In Central Florida, the changes will be the most significant, as the court ordered the legislature to move the minority majority district out of the region and into North Florida. That configuration had allowed lawmakers to pack Democrats into that district and strengthen neighboring Republican districts. 

The new configuration approved by Lewis dismantles the current District 10 held by U.S. Rep. Dan Webster, R-Winter Garden, and creates a Hispanic, Democrat-dominated seat that Webster acknowledges he could not win in. Webster, however, has said he will challenge the configuration and is campaigning to become speaker of the U.S. House of Representatives.

The recommended map also keeps Hendry County whole to and keeps District 20 an African-American majority-minority district that stretches into Miramar, now held by U.S. Rep. Alcee Hastings. It also differs from the Legislature's maps by not splitting six cities in Districts 20 and 21, held by U.S. Reps. Ted Deutch and Lois Frankel.

Lewis chastised the Legislature for attempting only one configuration of Districts 26 and 27 to comply with the requirement to keep Homestead whole. 

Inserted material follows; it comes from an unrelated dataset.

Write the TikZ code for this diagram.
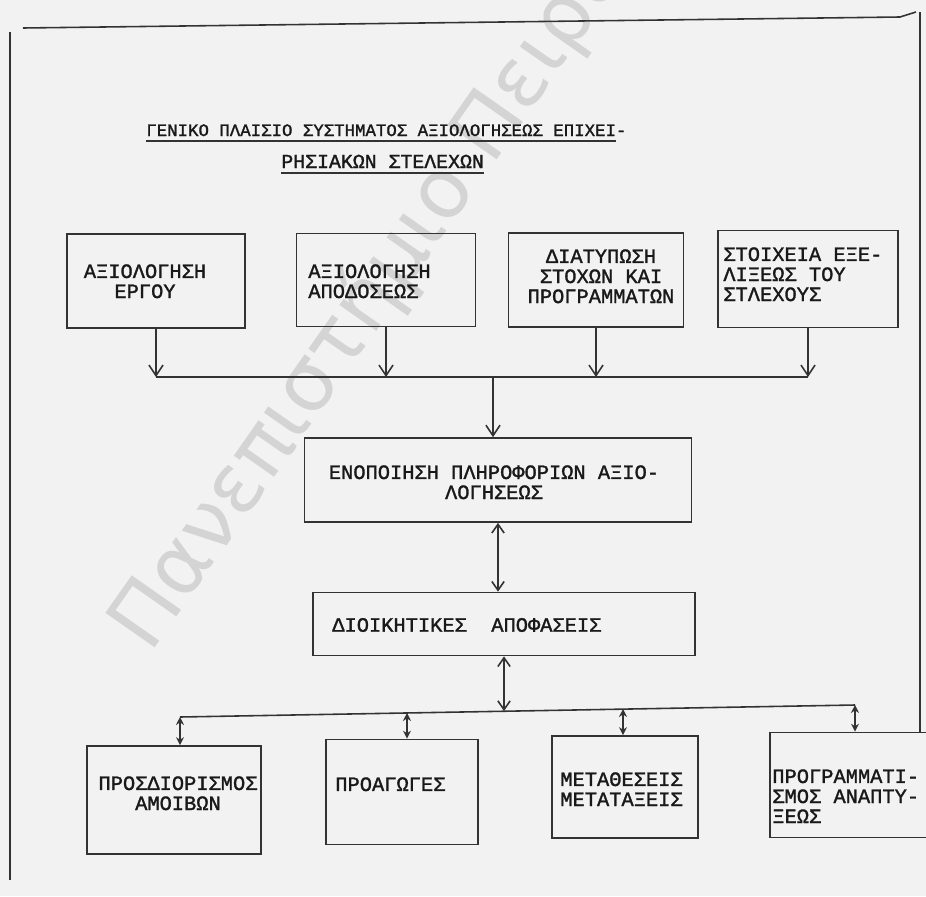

"The map drawers and their bosses seemed uninterested in exploring other possible configurations to see if these districts could be drawn more compact and reduce county and city splits,'' he wrote. "I would think the Legislature would have anticipated questions about improving tier two compliance and have been prepared to respond to such questions by saying they had explored several possibilities..."

Ros-Lehtinen responded to the approved map in a statement: "Lines or no lines, I work hard for South Florida every day because I know that our strength lies in unity. No matter whose Congressional district you’re in, I'm honored to share my vision for the future with all South Floridians.”